李世明在任命断狱无冤的戴胄为大理寺少卿,秉公无私的孙伏珈为谏议大夫,执法不阿的李乾裕为侍御史,正音不乱的祖孝孙制定雅乐不久,又进王珪为侍中。王珪奉诏入朝时,恰好有一个美人站在太宗面前,王珪好像在哪里见过,但又一时想不起来,便有意偷看她的相貌。李世明发现后,就指着美人对王珪说:“这是庐江王的侍姬呢!庐江王闻她有色,就杀死她丈夫,强行占纳。像庐江王这样为非作歹,怎么能不灭亡呢?”王珪故意问李世明说:“陛下认为庐江王做得对还是不对呢?”李世明毫不思索地说:“杀人夺妻,还有什么对不对的呢!”王珪又说:“我听说齐恒公曾到郭地,问父老说,郭君是什么原因被灭亡的呢?父老说他喜欢好的不喜欢坏的,所以灭亡了。齐恒公很是奇怪。父老解释说,郭君虽然喜欢好的东西,但是不能采用,不喜欢坏的东西,但是不能除去,所以灭亡了。
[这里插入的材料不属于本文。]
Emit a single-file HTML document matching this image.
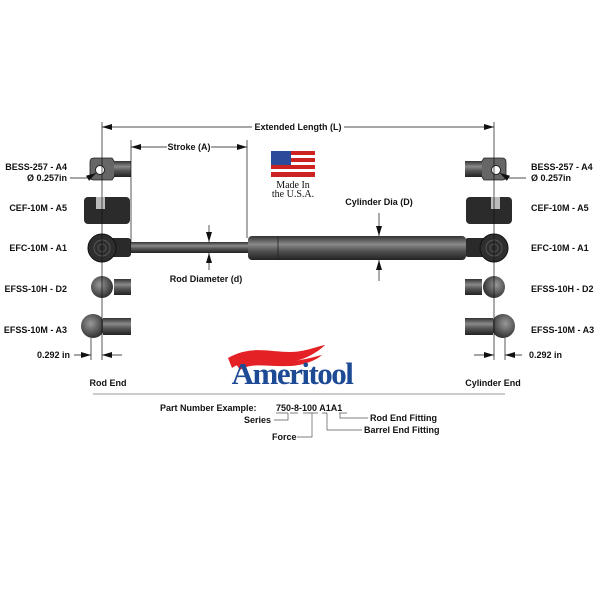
<!DOCTYPE html>
<html><head><meta charset="utf-8"><style>
body{margin:0;background:#fff}
svg text{font-family:"Liberation Sans",sans-serif;font-weight:bold;font-size:9px;fill:#111}
</style></head><body>
<svg width="600" height="600" viewBox="0 0 600 600" xmlns="http://www.w3.org/2000/svg">
<defs>
<linearGradient id="g" x1="0" y1="0" x2="0" y2="1">
<stop offset="0" stop-color="#333"/><stop offset=".35" stop-color="#8a8a8a"/><stop offset=".6" stop-color="#555"/><stop offset="1" stop-color="#222"/></linearGradient>
<radialGradient id="b" cx=".4" cy=".4" r=".6"><stop offset="0" stop-color="#999"/><stop offset="1" stop-color="#333"/></radialGradient>
<marker id="a" markerWidth="10" markerHeight="8" refX="10" refY="4" orient="auto" markerUnits="userSpaceOnUse"><path d="M0,1L10,4L0,7z" fill="#111"/></marker>
<g id="fit">
<path d="M90,162 q0,-4 4,-4 h18 l4,6 v10 l-4,6 h-18 q-4,0 -4,-4z" fill="#666" stroke="#222" stroke-width=".8"/>
<circle cx="100" cy="170" r="4.5" fill="#fff" stroke="#222"/>
<rect x="114" y="161" width="17" height="16" fill="url(#g)"/>
<rect x="84" y="197" width="46" height="27" rx="4" fill="#2b2b2b"/>
<rect x="96" y="197" width="9" height="12" fill="#bbb"/>
<rect x="108" y="238" width="23" height="19" rx="3" fill="#2a2a2a"/>
<circle cx="102" cy="248" r="14" fill="#2e2e2e" stroke="#111"/>
<circle cx="102" cy="248" r="8" fill="none" stroke="#555"/>
<circle cx="102" cy="248" r="4" fill="none" stroke="#555"/>
<circle cx="102" cy="287" r="11" fill="url(#b)"/>
<rect x="114" y="279" width="17" height="16" fill="url(#g)"/>
<circle cx="93" cy="326" r="12" fill="url(#b)"/>
<rect x="103" y="318" width="28" height="17" fill="url(#g)"/>
<line x1="91" y1="338" x2="91" y2="360" stroke="#111" stroke-width=".7"/>
<line x1="74" y1="355" x2="91" y2="355" stroke="#111" stroke-width=".7" marker-end="url(#a)"/>
<line x1="122" y1="355" x2="102" y2="355" stroke="#111" stroke-width=".7" marker-end="url(#a)"/>
<line x1="102" y1="122" x2="102" y2="360" stroke="#111" stroke-width=".7"/>
<line x1="70" y1="178" x2="88" y2="178" stroke="#111" stroke-width=".7"/>
<line x1="88" y1="178" x2="96" y2="173" stroke="#111" stroke-width=".7" marker-end="url(#a)"/>
</g>
</defs>
<use href="#fit"/>
<use href="#fit" transform="translate(596,0) scale(-1,1)"/>
<line x1="102" y1="127" x2="252" y2="127" stroke="#111" stroke-width=".7"/>
<line x1="344" y1="127" x2="494" y2="127" stroke="#111" stroke-width=".7"/>
<path d="M102,127l10,-3v6z M494,127l-10,-3v6z" fill="#111"/>
<text x="298" y="130" text-anchor="middle">Extended Length (L)</text>
<line x1="131" y1="140" x2="131" y2="252" stroke="#111" stroke-width=".7"/>
<line x1="247" y1="140" x2="247" y2="238" stroke="#111" stroke-width=".7"/>
<line x1="131" y1="147" x2="167" y2="147" stroke="#111" stroke-width=".7"/>
<line x1="211" y1="147" x2="247" y2="147" stroke="#111" stroke-width=".7"/>
<path d="M131,147l10,-3v6z M247,147l-10,-3v6z" fill="#111"/>
<text x="189" y="150" text-anchor="middle">Stroke (A)</text>
<rect x="131" y="242" width="118" height="11" fill="url(#g)"/>
<rect x="248" y="236" width="218" height="24" rx="4" fill="url(#g)"/>
<line x1="278" y1="236" x2="278" y2="260" stroke="#222" stroke-width=".8"/>
<line x1="209" y1="225" x2="209" y2="242" stroke="#111" stroke-width=".7" marker-end="url(#a)"/>
<line x1="209" y1="270" x2="209" y2="253" stroke="#111" stroke-width=".7" marker-end="url(#a)"/>
<text x="206" y="282" text-anchor="middle">Rod Diameter (d)</text>
<text x="379" y="205" text-anchor="middle">Cylinder Dia (D)</text>
<line x1="379" y1="213" x2="379" y2="236" stroke="#111" stroke-width=".7" marker-end="url(#a)"/>
<line x1="379" y1="281" x2="379" y2="260" stroke="#111" stroke-width=".7" marker-end="url(#a)"/>
<g transform="translate(271,151)">
<rect width="44" height="26" fill="#c22"/>
<rect y="4" width="44" height="3" fill="#fff"/><rect y="11" width="44" height="3" fill="#fff"/><rect y="18" width="44" height="3" fill="#fff"/>
<rect width="20" height="14" fill="#2a4a9a"/>
</g>
<text x="293" y="188" text-anchor="middle" style="font-family:'Liberation Serif',serif;font-weight:normal;font-size:10px">Made In</text>
<text x="293" y="197" text-anchor="middle" style="font-family:'Liberation Serif',serif;font-weight:normal;font-size:10px">the U.S.A.</text>
<g text-anchor="end">
<text x="67" y="170">BESS-257 - A4</text><text x="67" y="181">Ø 0.257in</text>
<text x="67" y="211">CEF-10M - A5</text><text x="67" y="251">EFC-10M - A1</text>
<text x="67" y="292">EFSS-10H - D2</text><text x="67" y="333">EFSS-10M - A3</text>
<text x="70" y="358">0.292 in</text>
</g>
<text x="531" y="170">BESS-257 - A4</text><text x="531" y="181">Ø 0.257in</text>
<text x="531" y="211">CEF-10M - A5</text><text x="531" y="251">EFC-10M - A1</text>
<text x="531" y="292">EFSS-10H - D2</text><text x="531" y="333">EFSS-10M - A3</text>
<text x="529" y="358">0.292 in</text>
<path d="M228,358 C250,345 270,352 290,352 C305,352 318,346 325,345 C318,352 305,360 290,362 C268,364 250,356 232,368z" fill="#e42125"/>
<path d="M236,364 C255,356 272,362 292,361 C306,360 316,356 322,355 C314,362 300,366 288,366 C268,367 252,362 240,370z" fill="#e42125"/>
<text x="292" y="384" text-anchor="middle" style="font-family:'Liberation Serif',serif;font-size:31px;fill:#1d4a94;letter-spacing:-1.5px">Ameritool</text>
<line x1="93" y1="394" x2="505" y2="394" stroke="#999" stroke-width="1"/>
<text x="108" y="386" text-anchor="middle">Rod End</text>
<text x="493" y="386" text-anchor="middle">Cylinder End</text>
<text x="160" y="411">Part Number Example:</text>
<text x="276" y="411">750-8-100 A1A1</text>
<text x="244" y="423">Series</text>
<text x="272" y="440">Force</text>
<text x="370" y="421">Rod End Fitting</text>
<text x="364" y="433">Barrel End Fitting</text>
<g stroke="#555" stroke-width=".7" fill="none">
<path d="M276,413h12M290,413h8M303,413h15M322,413h5M339,413h8"/>
<path d="M288,413v7h-14"/><path d="M312,413v24h-15"/>
<path d="M327,413v17h35"/><path d="M340,413v5h28"/>
</g>
</svg>
</body></html>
如今陛下既然知道了庐江王的过失,又纳庐江王的侍姬,我认为您心里必定赞成庐江王,不然就不会自蹈覆辙了。”李世明听了,不觉爽快地说:“要不是你提醒,我几乎又做了错事了。”等王珪一走,李世明便将侍姬放归娘家去了。
李世明曾令祖孙孝教宫女学习音乐,偶尔不如意,就指责他。王珪知道后,邀温彦博一起去劝谏唐太宗,说:“孝孙本是文雅之人,如今却令他去教习宫女,还谴责他,这是不适宜的。”李世明发怒说:“你们本应竭忠尽智地辅佐我,却为什么要为孝孙说话呢?”温彦博取下乌纱帽,跪着请罪。王珪不仅不跪,而且据理力争,说“陛下平时教导我们要做忠臣,讲直话,我们今天所讲的,便是忠直的话,难道我们心里还有不可告人的目的吗?”说完就不辞而别,温彦博也跟着走了。
第二天上早朝时,李世明对房玄龄说:“自古以来,帝王纳谏,都是不容易做到的事。我昨天责备两位大臣是不对的,今天深感后悔,你等切不要因为这件事就有话不讲了呀!”接着就封房玄龄、杜如晦为仆射,魏征守秘书监,参与朝政。
房玄龄多谋,杜如晦善断,李世明每与房玄龄商议大事后,必诏杜如晦决定可否。等到杜如晦到来,又往往请太宗按房玄龄说的去做。二人同心辅国,谋定后行,并能举贤荐能,因此,唐朝的贤相,首推房玄龄、杜如晦。
唐太宗李世明君臣同心同德,励精图治,从贞观年间(公元六二七年至六四九年)开始出现了政清人和,百废俱兴的全盛局面,开创了大唐盛世的百年基业,被后世史学家称为“贞观之治”。